Perhaps Smith is referencing man’s existential dilemmas. The artist has said: "Through the construction of scale models my work implies narrative. These models represent vessels, characters and environments. The vessels are exacting and precise, yet they are empty, anonymous and unengaged. The peculiar characters are average and ordinary, yet they find themselves caught in dramatic, unresolvable situations." The Fire Escapes may represent society’s inability to remove itself from turmoil and danger – maybe these Fire Escapes speak to a desire for an emotional rescue – an existential reference to man’s inability to "escape" the absurd. In literature, tangible, familiar imagery has long stood as a metaphor for existential ideas – perhaps Smith’s work is no different. Camus used a rock to portray man’s struggles in The Myth of Sisyphus, where the protagonist must, for all eternity, push a large rock uphill, only to have the boulder inevitably fall back down. Smith’s Fire Escapes 6 and 7 may parallel this inability to break free from the abuses and evils permeating modern culture.

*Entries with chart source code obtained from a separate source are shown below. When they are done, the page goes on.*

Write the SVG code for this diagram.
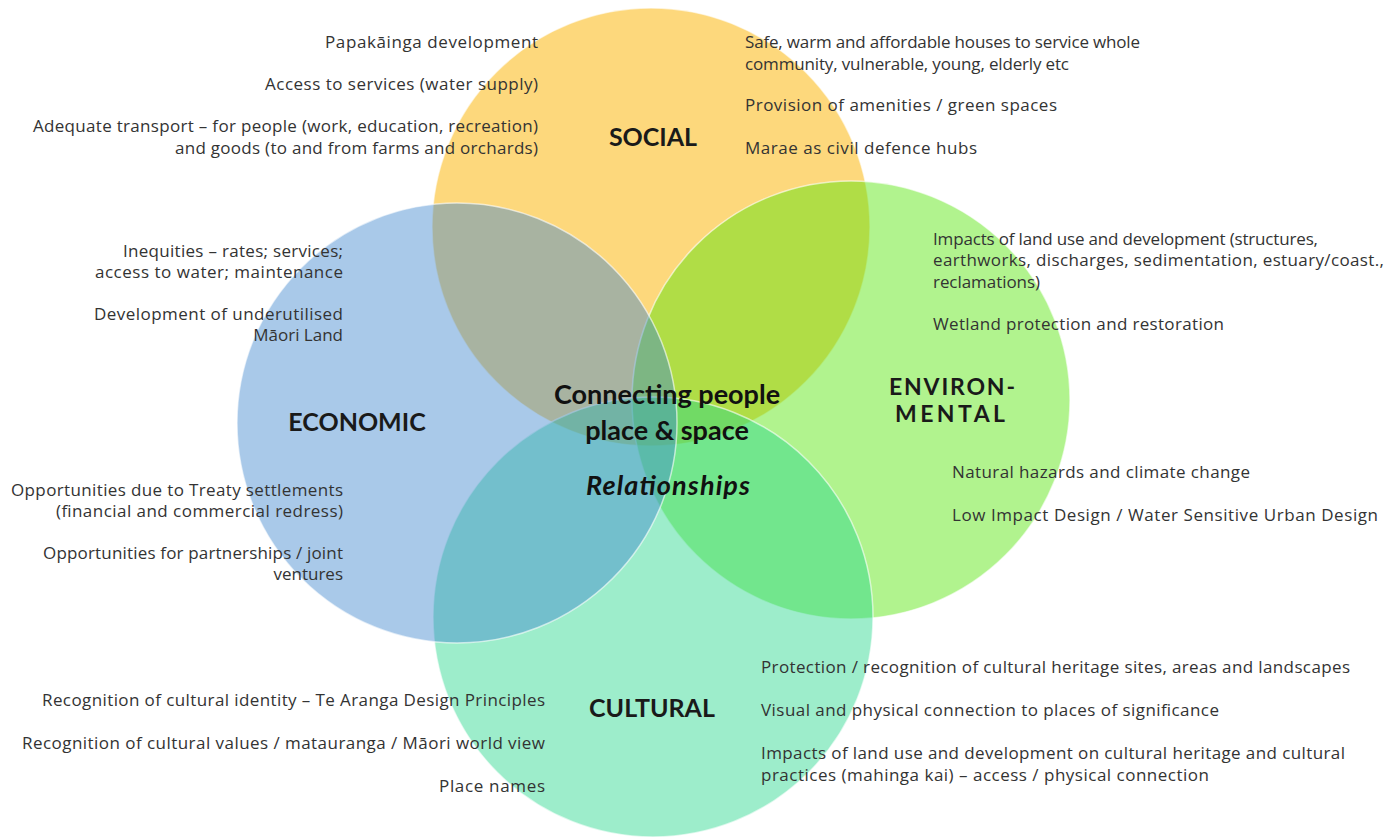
<svg xmlns="http://www.w3.org/2000/svg" width="1387" height="837" viewBox="0 0 1387 837">
<style>
.c{stroke:#ffffff;stroke-opacity:0.6;stroke-width:1.5}
.t{font-family:"Open Sans","Liberation Sans",sans-serif;font-size:17px;fill:#333333}
.r{text-anchor:end}
.h{font-family:Lato,"Liberation Sans",sans-serif;font-weight:bold;font-size:25px;fill:#1a1a1a;text-anchor:middle}
.e{font-size:23px}
.m{font-family:Lato,"Liberation Sans",sans-serif;font-weight:bold;font-size:27px;fill:#111111;text-anchor:middle}
</style>
<rect width="1387" height="837" fill="#ffffff"/>
<g id="social">
<circle class="c" cx="651" cy="227" r="219" fill="#fdd87c"/>
</g>
<g id="environmental">
<circle class="c" cx="851" cy="400" r="219" fill="#52e404" fill-opacity="0.45"/>
</g>
<g id="cultural">
<circle class="c" cx="653" cy="617" r="220" fill="#25d78b" fill-opacity="0.45"/>
</g>
<g id="economic">
<circle class="c" cx="457" cy="423" r="220" fill="#4087ce" fill-opacity="0.45"/>
</g>
<g id="connectors"></g>
<g id="social-text">
<text class="h" x="653" y="146">SOCIAL</text>
<text class="t r" x="538" y="48" textLength="213">Papakāinga development</text>
<text class="t r" x="538" y="90" textLength="273">Access to services (water supply)</text>
<text class="t r" x="538" y="132" textLength="505">Adequate transport – for people (work, education, recreation)</text>
<text class="t r" x="538" y="154" textLength="363">and goods (to and from farms and orchards)</text>
<text class="t" x="745" y="48" textLength="395">Safe, warm and affordable houses to service whole</text>
<text class="t" x="745" y="70" textLength="324">community, vulnerable, young, elderly etc</text>
<text class="t" x="745" y="111" textLength="312">Provision of amenities / green spaces</text>
<text class="t" x="745" y="154" textLength="232">Marae as civil defence hubs</text>
</g>
<g id="economic-text">
<text class="h" x="357" y="431">ECONOMIC</text>
<text class="t r" x="343" y="257" textLength="220">Inequities – rates; services;</text>
<text class="t r" x="343" y="278" textLength="248">access to water; maintenance</text>
<text class="t r" x="343" y="320" textLength="249">Development of underutilised</text>
<text class="t r" x="343" y="341">Māori Land</text>
<text class="t r" x="343" y="496" textLength="332">Opportunities due to Treaty settlements</text>
<text class="t r" x="343" y="517" textLength="287">(financial and commercial redress)</text>
<text class="t r" x="343" y="559" textLength="300">Opportunities for partnerships / joint</text>
<text class="t r" x="343" y="580">ventures</text>
</g>
<g id="environmental-text">
<text class="h e" x="952" y="395" textLength="126">ENVIRON-</text>
<text class="h e" x="950" y="422" textLength="110">MENTAL</text>
<text class="t" x="933" y="245" textLength="385">Impacts of land use and development (structures,</text>
<text class="t" x="933" y="266" textLength="451">earthworks, discharges, sedimentation, estuary/coast.,</text>
<text class="t" x="933" y="288" textLength="107">reclamations)</text>
<text class="t" x="933" y="330" textLength="291">Wetland protection and restoration</text>
<text class="t" x="952" y="478" textLength="298">Natural hazards and climate change</text>
<text class="t" x="952" y="521" textLength="426">Low Impact Design / Water Sensitive Urban Design</text>
</g>
<g id="cultural-text">
<text class="h" x="652" y="717">CULTURAL</text>
<text class="t r" x="545" y="706" textLength="503">Recognition of cultural identity – Te Aranga Design Principles</text>
<text class="t r" x="545" y="749" textLength="523">Recognition of cultural values / matauranga / Māori world view</text>
<text class="t r" x="545" y="792" textLength="106">Place names</text>
<text class="t" x="761" y="673" textLength="589">Protection / recognition of cultural heritage sites, areas and landscapes</text>
<text class="t" x="761" y="716" textLength="458">Visual and physical connection to places of significance</text>
<text class="t" x="761" y="759" textLength="584">Impacts of land use and development on cultural heritage and cultural</text>
<text class="t" x="761" y="781" textLength="448">practices (mahinga kai) – access / physical connection</text>
</g>
<g id="center">
<text class="m" x="667" y="404">Connecting people</text>
<text class="m" x="667" y="440">place &amp; space</text>
<text class="m" x="668" y="495" font-style="italic" textLength="164">Relationships</text>
</g>
</svg>
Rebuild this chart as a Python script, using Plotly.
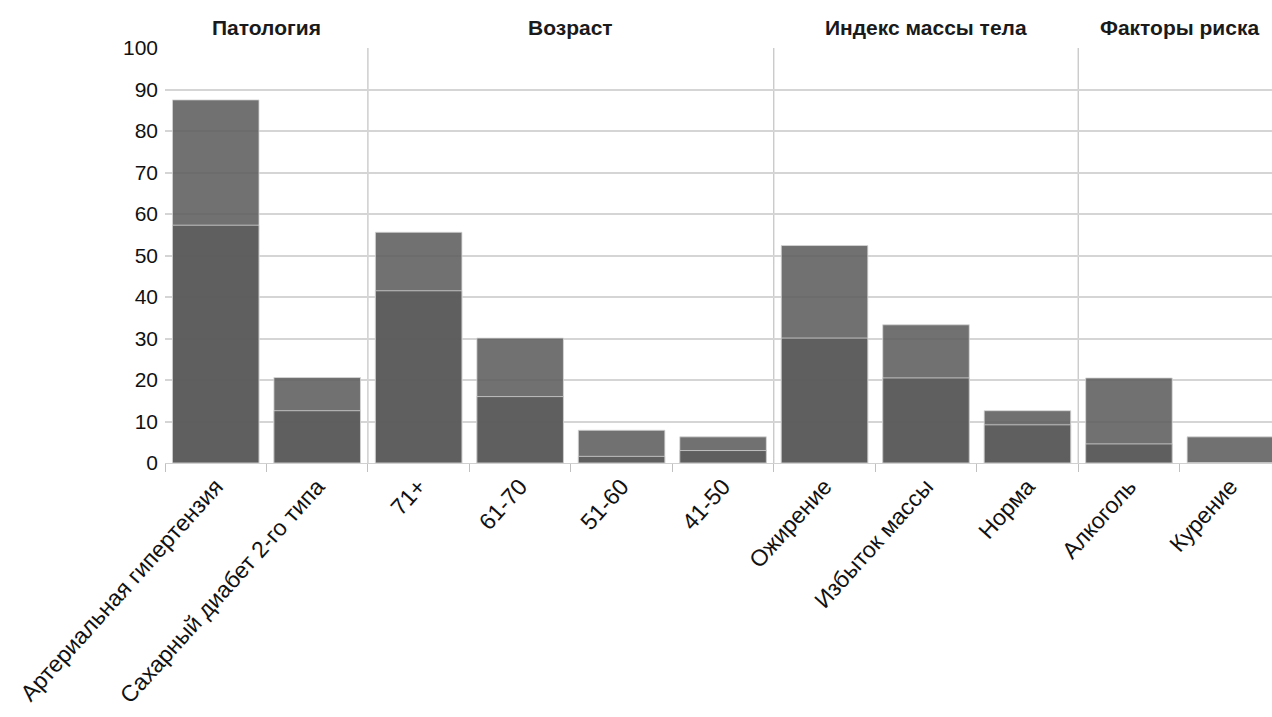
import plotly.graph_objects as go

categories = ["Артериальная гипертензия", "Сахарный диабет 2-го типа", "71+", "61-70", "51-60", "41-50",
              "Ожирение", "Избыток массы", "Норма", "Алкоголь", "Курение"]
total_values = [87.5, 20.6, 55.6, 30.1, 7.9, 6.3, 52.4, 33.3, 12.6, 20.5, 6.3]
lower_values = [57.3, 12.6, 41.5, 16.0, 1.6, 3.0, 30.1, 20.5, 9.2, 4.6, 0.0]
group_names = ["Патология", "Возраст", "Индекс массы тела", "Факторы риска"]
group_sizes = [2, 4, 3, 2]

FONT = "Liberation Sans, Arial, sans-serif"
bar_color = "rgba(92,92,92,0.87)"
edge = dict(color="rgba(215,215,215,0.8)", width=1)

fig = go.Figure()
fig.add_trace(go.Bar(x=categories, y=total_values, marker=dict(color=bar_color, line=edge), showlegend=False))
fig.add_trace(go.Bar(x=categories, y=lower_values, marker=dict(color=bar_color, line=edge), showlegend=False))

shapes = []
annotations = []
start = 0
for gi, (name, size) in enumerate(zip(group_names, group_sizes)):
    center = start + (size - 1) / 2
    annotations.append(dict(x=center, xref="x", y=1.05, yref="paper", text=name, showarrow=False,
                            xanchor="center", yanchor="middle",
                            font=dict(family=FONT, size=21, color="#1a1a1a", weight="bold")))
    if gi > 0:
        shapes.append(dict(type="line", xref="x", yref="y", x0=start - 0.5, x1=start - 0.5, y0=0, y1=100,
                           line=dict(color="#b5b5b5", width=1), layer="below"))
    start += size

fig.update_layout(
    width=1272, height=717,
    margin=dict(l=165, r=0, t=48, b=254),
    barmode="overlay", bargap=0.147,
    plot_bgcolor="white", paper_bgcolor="white",
    font=dict(family=FONT, size=22, color="#111"),
    shapes=shapes, annotations=annotations,
    xaxis=dict(range=[-0.5, 10.41], tickangle=-48, tickson="boundaries", ticks="outside", ticklen=8,
               tickcolor="#c0c0c0", showgrid=False, showline=True, linecolor="#d0d0d0",
               tickfont=dict(family=FONT, size=23, color="#111")),
    yaxis=dict(range=[0, 100], dtick=10, showgrid=True, gridcolor="#d5d5d5", gridwidth=2,
               zeroline=False, tickfont=dict(family=FONT, size=21, color="#111"), ticks="",
               ticklabelstandoff=6),
)

fig.write_html("out.html")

Is the artist very cleverly commenting on the way in which people have not only compartmentalized their living spaces, but also their emotions? Smith says: "Lacking certain information such as color, grime, or wear, these objects are, nonetheless, specific in detail. Dilemmas enter into these model worlds. Miniature characters encounter mythic problems of self identity, isolation, and vulnerability." Through Fire Escape 6 and Fire Escape 7, Mike Peter Smith shows the viewer that, often, less really is more.